To turn a rate into a dollar figure, you need to know how much lighting a typical home actually runs. For that I used EIA's most recent Residential Energy Consumption Survey (RECS, 2024), which asks how many bulbs each household runs for four or more hours a day.

The answer is lower than most people expect.

The largest group of US homes runs just 3 to 5 bulbs that heavily, and only about 3% run twenty or more. So rather than assume every socket in the house blazes all day, I modeled a typical home as running 4 bulbs for 5 hours a day, which gives the realistic heavy-use core.

The math is simple:

bulbs × watts × hours × 365 days ÷ 1,000 × your state's price per kWh

The comparison is LED versus the bulbs they replaced. I ran that same usage two ways: modern 10-watt LEDs against the 60-watt incandescent bulbs that used to do the same job. That's where the savings figure comes from — same light, same hours, different bulb.

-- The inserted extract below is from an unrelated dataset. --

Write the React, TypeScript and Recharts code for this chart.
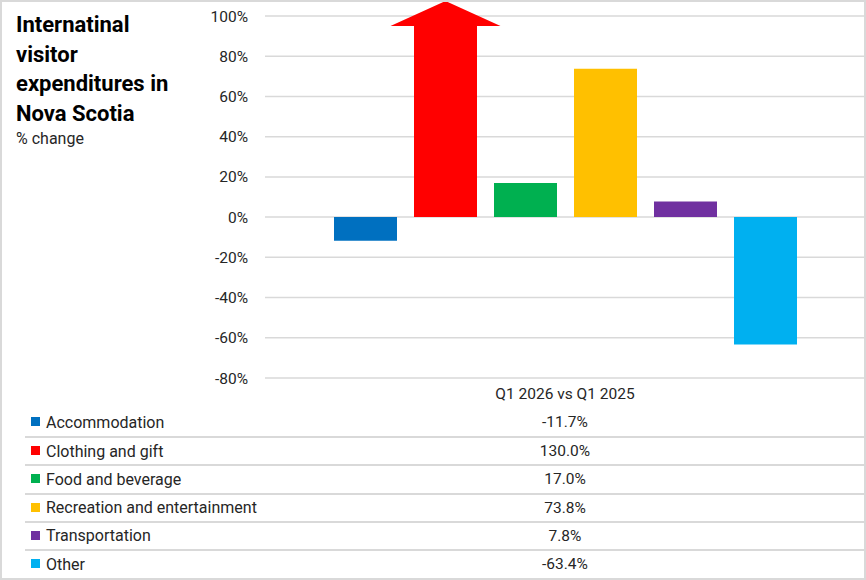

It works out to about 73 kWh a year for the LED setup and 438 kWh for incandescent.

A few limits:

  • These figures cover the heavy-use bulbs — the ones on for hours every day. Homes run plenty of other bulbs briefly too; I don't count those, which means the numbers are conservative. Your real total savings are likely a bit higher, not lower.
  • This is indoor household lighting only. Outdoor, landscape, and security lighting sit on top and vary far too much between homes to model honestly.
  • The incandescent column is a what-if, not a claim that you're still paying it. Most US homes have already switched to LED so it's the bill you've avoided, shown here so you can see what the switch was worth.
  • Real homes vary enormously. These are typical-case estimates, not your exact bill — which is exactly what the calculator below the table is for.

Every number in this article traces back to an EIA source, and where I've made an assumption, you can see it and change it.

Why your state's rate is what it is

The 3.5× gap between the cheapest and most expensive states comes down to how each state makes its electricity and how far that power has to travel.

The cheapest states make more power than they need, from sources that cost little to run.

Take North Dakota, Nebraska, Iowa, Oklahoma, and Wyoming, they all produce more electricity than they consume and export the surplus which keeps local prices low.

The other big factor is cheap generation: hydroelectric power has essentially zero fuel cost once the dams are built, which is why the Pacific Northwest, Nebraska, and the Dakotas enjoy some of the lowest rates in the country.

Idaho's low rate, for instance, comes largely from hydroelectric power on the Columbia and Snake River systems. Add abundant wind and coal and low population density, and you get rates in the low teens.

The expensive states are expensive for the opposite reasons.

Hawaii is the extreme case: it relies on imported petroleum for most of its power generation, and its island geography means no access to mainland natural gas pipelines. Everything has to be shipped in, and that cost lands on the bill. California's rate is driven by renewable mandates, wildfire infrastructure costs, and high demand — recent grid-hardening spending after years of wildfire risk has pushed rates up sharply.

New England is expensive across the board. High population density, harsh winters, and not enough in-state generation mean the region leans on imported energy. Six of the ten most expensive states are in New England.

There's also the direction things are moving. US electricity prices rose about 7.4% year-over-year as of early 2026, and some of the steepest jumps hit states that were cheap to begin with: District of Columbia (+22.5%), New Jersey (+18.2%), and New Hampshire (+18.0%) saw the biggest increases.

Which is the quiet case for efficient lighting that runs underneath this whole piece: the price of a kilowatt-hour is creeping up almost everywhere, so the value of the ones you don't use keeps rising too.

If you're still running old incandescents anywhere in the house, that table is the bill you're paying to avoid a five-minute swap.